Low(er) Budget Christmas Tree Hacks--And a 51 Cent Tree Topper
And here is where I tell you how proud I am of my Christmas tree this year! We have a fake tree that we've had for a few years, except it's really too big for how we have the front room arranged, and it's kindof covered in spider eggs. We are trying to decide if we should Craigslist it, or just hang on to it, but it wasn't going to work this year. For 5 exciting minutes, Husband thought we should get a real tree… And then changed his mind and didn't want a tree at all, but I refused to accept that—and this is the compromise I came up with.
I got a 4-1/2 ft tree on sale for 40% off, so there is much less to decorate and much less for the cats and toddler to mess with. Now, 4-1/2 feet is not very tall, and would mean that Monkey could reach almost the entire tree. Not what I was going for. I have seen pictures of shorter trees on tables, and briefly considered putting the tree on top of our end table, but I was worried that it would scratch up the wood and/or get knocked off easier, so I put it on… drumroll please… An upside-down bucket from the garden section!
This only added $10 to my cart, but a couple feet to the tree! In order to keep the tree on the bucket, I hot-glued the stand to the bottom. (I had to cut off the rope handles, because they were making the bucket sit unevenly.) This way, at the end of the season, I can just warm up the hot glue, peel it off, and then we can store the tree in a normal-sized tupperware bin. (No spider eggs!)
Now, the tree skirt… I had a tree skirt from a couple years ago (remember, my one from last year was tinfoil to keep the cats away) but it was way too short—you could definitely see half of the bucket. I went to Kmart, and picked up a 60-inch round vinyl-topped table cloth for $2.50. I would have preferred a solid color, but hey, you take what you can get. I tossed it in the dryer for about 2 minutes, to get rid of some of the wrinkles, then folded it in half twice to get the middle, and cut a very small circle out of the middle. (Seriously—the diameter is about two inches.) Then I cut along one fold, to get a normal-looking tree-skirt shape. I didn't even hem it, because the vinyl looks like it'll take a good amount of abuse. After I put it around the tree, I used masking tape to keep it together! Since it's going around a bucket, the ends are overlapped quite a bit. After Christmas this year, I may put in velcro and a hem, but I'm happy with it for now.
And now… my proudest moment, the tree topper! We had an angel when we were first married, but she got pretty squished, and isn't quite my style anyways.
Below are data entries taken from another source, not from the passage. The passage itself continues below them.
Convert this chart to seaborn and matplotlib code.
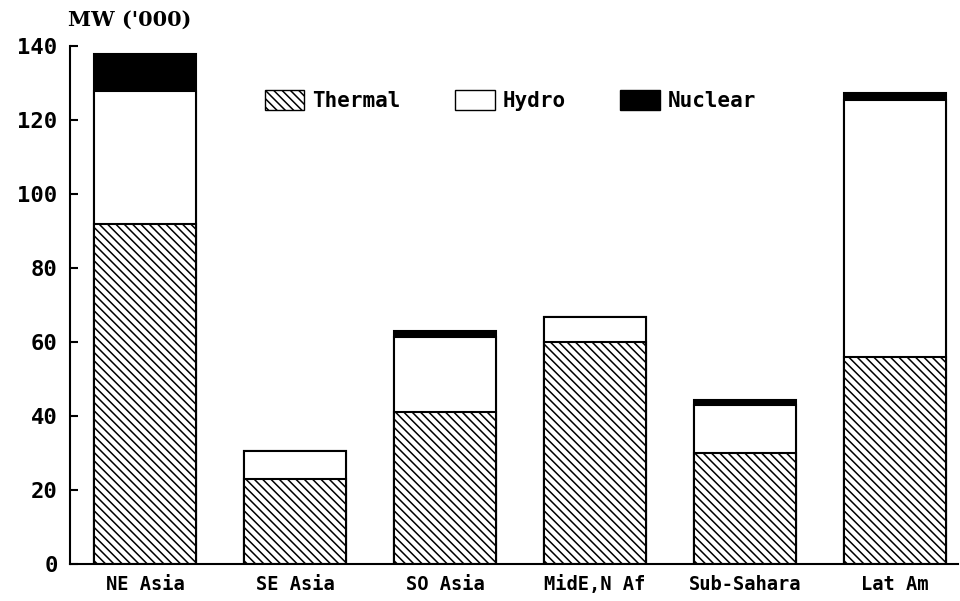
import matplotlib
matplotlib.use("Agg")
from matplotlib import pyplot as plt
from matplotlib.patches import Patch
import pandas as pd
import seaborn as sns

# data, MW ('000)
regions = ['NE Asia', 'SE Asia', 'SO Asia', 'MidE,N Af', 'Sub-Sahara', 'Lat Am']
thermal = [92, 23, 41, 60, 30, 56]
hydro = [36, 7.5, 20.5, 6.8, 13, 69.5]
nuclear = [10, 0, 1.5, 0, 1.3, 2]

df = pd.DataFrame({'region': regions, 'Thermal': thermal,
                   'Hydro': hydro, 'Nuclear': nuclear})
# cumulative tops for overlapping (stacked) bars
df['top_hydro'] = df['Thermal'] + df['Hydro']
df['top_nuclear'] = df['top_hydro'] + df['Nuclear']

sns.set_style('white')
plt.rcParams['font.family'] = ['DejaVu Sans Mono', 'DejaVu Sans']
plt.rcParams['font.weight'] = 'bold'
plt.rcParams['text.color'] = 'black'
plt.rcParams['hatch.linewidth'] = 1.1

fig = plt.figure(figsize=(9.6, 6.01), dpi=100)
ax = fig.add_axes([0.073, 0.0616, 0.925, 0.8614])

bw = 0.68
# tallest first, then overdraw lower segments
sns.barplot(data=df, x='region', y='top_nuclear', color='black',
            edgecolor='black', linewidth=1.5, width=bw, ax=ax)
sns.barplot(data=df, x='region', y='top_hydro', color='white',
            edgecolor='black', linewidth=1.5, width=bw, ax=ax)
sns.barplot(data=df, x='region', y='Thermal', color='white',
            edgecolor='black', linewidth=1.5, width=bw, ax=ax,
            hatch='\\\\\\\\')

ax.set_xlim(-0.5, 5.42)
ax.set_ylim(0, 140)
ax.set_yticks(range(0, 141, 20))
ax.set_xlabel('')
ax.set_ylabel('')

for s in ['top', 'right']:
    ax.spines[s].set_visible(False)
for s in ['left', 'bottom']:
    ax.spines[s].set_color('black')
    ax.spines[s].set_linewidth(1.5)

ax.tick_params(axis='y', direction='in', length=6, width=1.5,
               labelsize=16, pad=9, left=True, colors='black')
ax.tick_params(axis='x', length=0, labelsize=13.5, pad=8, colors='black')

fig.text(0.071, 0.967, "MW ('000)", fontsize=15, fontweight='bold',
         family='DejaVu Serif', va='center', color='black')

# legend
handles = [Patch(facecolor='white', edgecolor='black', hatch='\\\\\\\\', label='Thermal'),
           Patch(facecolor='white', edgecolor='black', label='Hydro'),
           Patch(facecolor='black', edgecolor='black', label='Nuclear')]
ax.legend(handles=handles, ncol=3, frameon=False, loc='center',
          bbox_to_anchor=(0.496, 0.896), fontsize=15, handlelength=1.9,
          handleheight=1.1, handletextpad=0.4, columnspacing=2.6,
          labelcolor='black')

plt.savefig('out.png', dpi=100)
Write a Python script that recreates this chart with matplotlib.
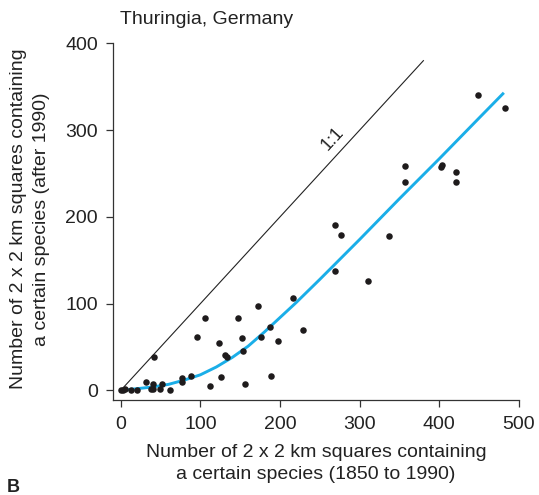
import numpy as np
import matplotlib
matplotlib.use("Agg")
import matplotlib.pyplot as plt

plt.rcParams['font.family'] = ['Liberation Sans', 'DejaVu Sans']

# Observed points: (squares 1850-1990, squares after 1990)
x_before = [0, 3, 6, 13, 21, 32, 38, 40, 40, 42, 49, 52, 62, 77, 77, 88, 96, 106,
            112, 123, 126, 131, 133, 147, 152, 154, 156, 173, 176, 187, 189, 198,
            216, 229, 269, 277, 269, 311, 337, 357, 357, 402, 403, 421, 421, 449, 482]
y_after = [1, 1, 2, 0, 0, 10, 2, 2, 7, 38, 2, 7, 0, 14, 10, 17, 62, 83,
           5, 55, 15, 41, 38, 83, 60, 46, 8, 97, 62, 73, 17, 57,
           106, 70, 191, 179, 138, 126, 178, 259, 240, 258, 260, 252, 240, 340, 325]

# Fitted curve
curve_x = [0, 20, 40, 60, 80, 100, 120, 140, 160, 180, 200, 220, 250, 300, 350, 400, 450, 481]
curve_y = [0, 2, 4, 7, 12, 18, 27, 38, 51, 67, 84, 101, 128, 174, 221, 267, 314, 343]

# 1:1 reference line
ref_x = [0, 380]
ref_y = [0, 380]

x_ticks = [0, 100, 200, 300, 400, 500]
y_ticks = [0, 100, 200, 300, 400]

W, H = 539, 495
fig = plt.figure(figsize=(W / 100, H / 100), dpi=100)
ax = fig.add_axes([112.7 / W, 1 - 400 / H, (519 - 112.7) / W, (400 - 43.3) / H])

ax.plot(ref_x, ref_y, color='#222222', lw=0.8, zorder=1)
ax.plot(curve_x, curve_y, color='#1AAEE8', lw=2.1, zorder=2, solid_capstyle='butt')
ax.scatter(x_before, y_after, s=22, color='#1e1b1c', zorder=3, linewidths=0)

ax.text(266, 290, '1:1', rotation=45, transform_rotates_text=True,
        ha='center', va='center', fontsize=13, color='#222222', rotation_mode='anchor')

ax.set_xlim(-10, 500)
ax.set_ylim(-11, 400)
ax.set_xticks(x_ticks)
ax.set_yticks(y_ticks)
for s in ['top', 'right']:
    ax.spines[s].set_visible(False)
for s in ['left', 'bottom']:
    ax.spines[s].set_color('#333333')
    ax.spines[s].set_linewidth(0.9)
ax.tick_params(direction='out', length=5, width=0.9, color='#333333',
               labelsize=14, labelcolor='#222222')
ax.tick_params(axis='x', pad=6.5)
ax.tick_params(axis='y', pad=5.5)

fig.text(316 / W, 1 - 463.5 / H,
         'Number of 2 x 2 km squares containing\na certain species (1850 to 1990)',
         fontsize=14, color='#222222', ha='center', va='center', linespacing=1.38,
         multialignment='center')
fig.text(30 / W, 1 - 219 / H,
         'Number of 2 x 2 km squares containing\na certain species (after 1990)',
         fontsize=14, color='#222222', ha='center', va='center', rotation=90,
         linespacing=1.42, multialignment='center')

fig.text(120 / W, 1 - 20 / H, 'Thuringia, Germany', fontsize=14, color='#222222',
         ha='left', va='center')
fig.text(7 / W, 1 - 488 / H, 'B', fontsize=13, fontweight='bold', color='#222222',
         ha='left', va='center')

fig.savefig('out.png', dpi=100)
Actually, two years ago, we were living in a basement apartment with very low ceilings, so we couldn't even put the top section of the tree on… And I shoved one of the stuffed penguins up there to be our tree topper!
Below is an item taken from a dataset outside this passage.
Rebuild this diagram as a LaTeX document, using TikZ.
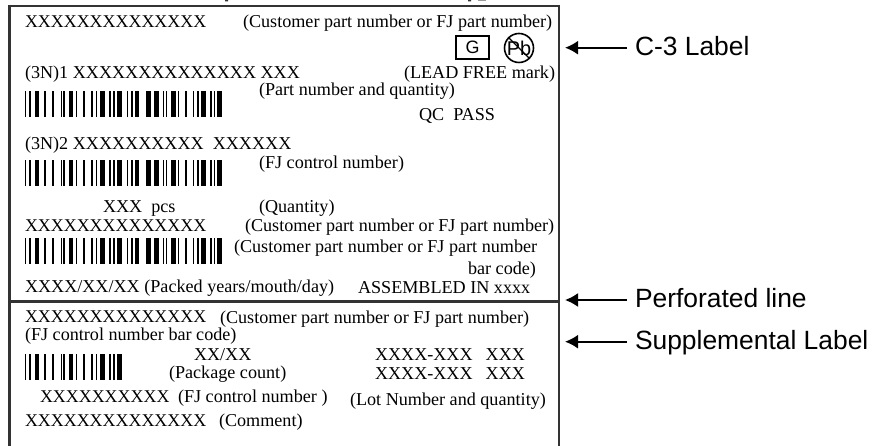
\documentclass[tikz,border=0pt]{standalone}
\usepackage{fontspec}
\setmainfont{Liberation Serif}
\newfontfamily\arialf{Liberation Sans}
\usetikzlibrary{arrows.meta}
\newcommand{\fsz}[1]{\fontsize{#1}{#1}\selectfont}
\newcommand{\barcode}[2]{% y-top, list
  \edef\barlist{#2}%
  \foreach \a/\b in \barlist {\fill[black] (\a,#1) rectangle (\b,#1+26);}}
\newcommand{\barsA}{24.7/26,29/30.7,34.7/39,44.3/45.7,52.3/54.3,60.7/62.3,63.3/64.7,68.7/73.3,76/77.3,83.3/85,91.3/93,95.7/97,100.3/104.7,109.3/110.7,113/114.7,117.3/121.7}
\newcommand{\barsB}{126.7/128.3,131.3/132.7,134.7/139.3,146/150.7,154/158.7,162.7/164,166/167.3,171/175.7,178/179.3,185/186.7,192.7/194,197/198.7,201/205.7,210/211.7,214/215.3,217.3/222}
\tikzset{
  x=1bp,y=-1bp,
  txt/.style={anchor=base west,inner sep=0pt,outer sep=0pt,font=\fsz{18.2}},
  xtxt/.style={txt,font=\fsz{18}},
  side/.style={anchor=west,inner sep=0pt,outer xsep=8bp,outer ysep=0pt,text height=19bp,text depth=4bp,font=\arialf\fsz{26.5}},
  arr/.style={draw=black,line width=1.8pt,-{Latex[length=13bp,width=14bp]}},
  frame/.style={draw=black!80,line width=2.1pt}
}
\begin{document}
\begin{tikzpicture}
\useasboundingbox (0,0) rectangle (879,446);
% frame
\draw[frame] (9.5,446) -- (9.5,6) -- (559,6) -- (559,446);
\draw[frame] (9.5,301.5) -- (559,301.5);
% clipped title remnants
\fill[black!80] (225,0) rectangle (228,1.5) (468,0) rectangle (471,1.5);
\fill[black!40] (478,0) rectangle (486,1.5);
% barcodes
\barcode{91}{\barsA,\barsB}
\barcode{160}{\barsA,\barsB}
\barcode{238}{\barsA,\barsB}
\barcode{354}{\barsA}
% texts
\node[xtxt] (t1) at (25,28) {XXXXXXXXXXXXXX};
\node[txt] (t2) at (243,27.5) {(Customer part number or FJ part number)};
\node[draw=black,line width=1.6pt,inner sep=0pt,minimum width=33bp,minimum height=23bp,font=\arialf\fsz{18}] (g) at (472.5,47.5) {G};
\node[circle,draw=black,line width=1.6pt,inner sep=0pt,minimum size=29bp,font=\arialf\fsz{20}] (pb) at (519,48) {Pb};
\draw[black,line width=1.3pt] (pb.north west) -- (pb.south east);
\node[txt] (t3) at (25,79) {(3N)1 XXXXXXXXXXXXXX XXX};
\node[txt] (t4) at (404,79) {(LEAD FREE mark)};
\node[txt] (t5) at (259,96) {(Part number and quantity)};
\node[txt] (t6) at (419,121) {QC\ \ PASS};
\node[txt] (t7) at (25,150) {(3N)2 XXXXXXXXXX\ \ XXXXXX};
\node[txt] (t8) at (259,169) {(FJ control number)};
\node[txt] (t9) at (103,213) {XXX\ \ pcs};
\node[txt] (t10) at (259,213) {(Quantity)};
\node[xtxt] (t11) at (25,232) {XXXXXXXXXXXXXX};
\node[txt] (t12) at (245,232) {(Customer part number or FJ part number)};
\node[txt] (t13) at (234,253) {(Customer part number or FJ part number};
\node[txt,anchor=base east] (t14) at (536,275) {bar code)};
\node[txt] (t15) at (25,293) {XXXX/XX/XX (Packed years/mouth/day)};
\node[txt] (t16) at (358,294) {ASSEMBLED IN xxxx};
\node[xtxt] (t17) at (25,323) {XXXXXXXXXXXXXX};
\node[txt] (t18) at (220,324) {(Customer part number or FJ part number)};
\node[txt] (t19) at (25,341) {(FJ control number bar code)};
\node[txt] (t20) at (194,361) {XX/XX};
\node[txt] (t21) at (375,361) {XXXX-XXX\hspace{13bp}XXX};
\node[txt] (t22) at (169,379) {(Package count)};
\node[txt] (t23) at (375,380) {XXXX-XXX\hspace{13bp}XXX};
\node[xtxt] (t24) at (40,402) {XXXXXXXXXX};
\node[txt] (t25) at (178,402) {(FJ control number )};
\node[txt] (t26) at (350,405) {(Lot Number and quantity)};
\node[xtxt] (t27) at (25,426) {XXXXXXXXXXXXXX};
\node[txt] (t28) at (219,426) {(Comment)};
% side labels and arrows
\node[side] (c3) at (627,47.7) {C-3 Label};
\node[side] (perf) at (627,300) {Perforated line};
\node[side] (supp) at (627,341.7) {Supplemental Label};
\coordinate (c3tip) at (565,47.7);
\coordinate (perftip) at (565,300);
\coordinate (supptip) at (565,341.7);
\draw[arr] (c3.west) -- (c3tip);
\draw[arr] (perf.west) -- (perftip);
\draw[arr] (supp.west) -- (supptip);
\end{tikzpicture}
\end{document}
I knew I had to do something somewhat better this year, because the tree top would be at about eye level, but I couldn't find anything I liked. All of the tree topper stars at the store were either covered with glitter or butt-ugly/"meant to be admired from afar." So, I came up with my own beautious slightly-more-than-51-cent tree topper!
At the dollar store, they sell foam snowflakes in packs of six. I bought some a few years ago to scotch-tape to our windows, and so I went back and got another pack to do this project with. Here's how I did it:
- Roll a piece of cardstock or paper into a cone shape, and make sure that it stays solidly on the top of your tree. I attached it to itself with scotch tape, but you can use whatever you've got. Trim so it's slightly shorter than the snowflakes.
- Draw a stripe of hot glue down the center of the snowflake, skipping any holes. Glue snowflake to the cone, with the top of the snowflake and the top of the cone meeting up.
- Do the same with the next snowflake, eyeballing about a third of the way around. Glue the outside edges of the snowflakes together, to make sure they keep sticking out properly. Repeat with the third snowflake, gluing the outside edges of each flake to its neighbor.
- You could just be done here, but I felt that the white snowflake blended in with the white blinds, and faded in to the background, so I decided to spray paint the whole thing. I tested it on one of the other flakes, to make sure the foam was compatible, and went to town! I used a primer first, and then two coats of silver. I haven't decided if I'll use an over-coat—we'll see how well it holds up.
And there you have it! Mine was more than 51 cents, because I had to buy the spray paint, but I didn't use too much of it. And now I'm looking for other things to paint silver!
P.S. You may notice, if you look at the first picture, which ornaments I put Monkey in charge of… That was a serious stroke of brilliance! It's taken a little OCD-reigning to leave them where he puts them, but those plastic candy canes have been the only thing he's touched on the tree!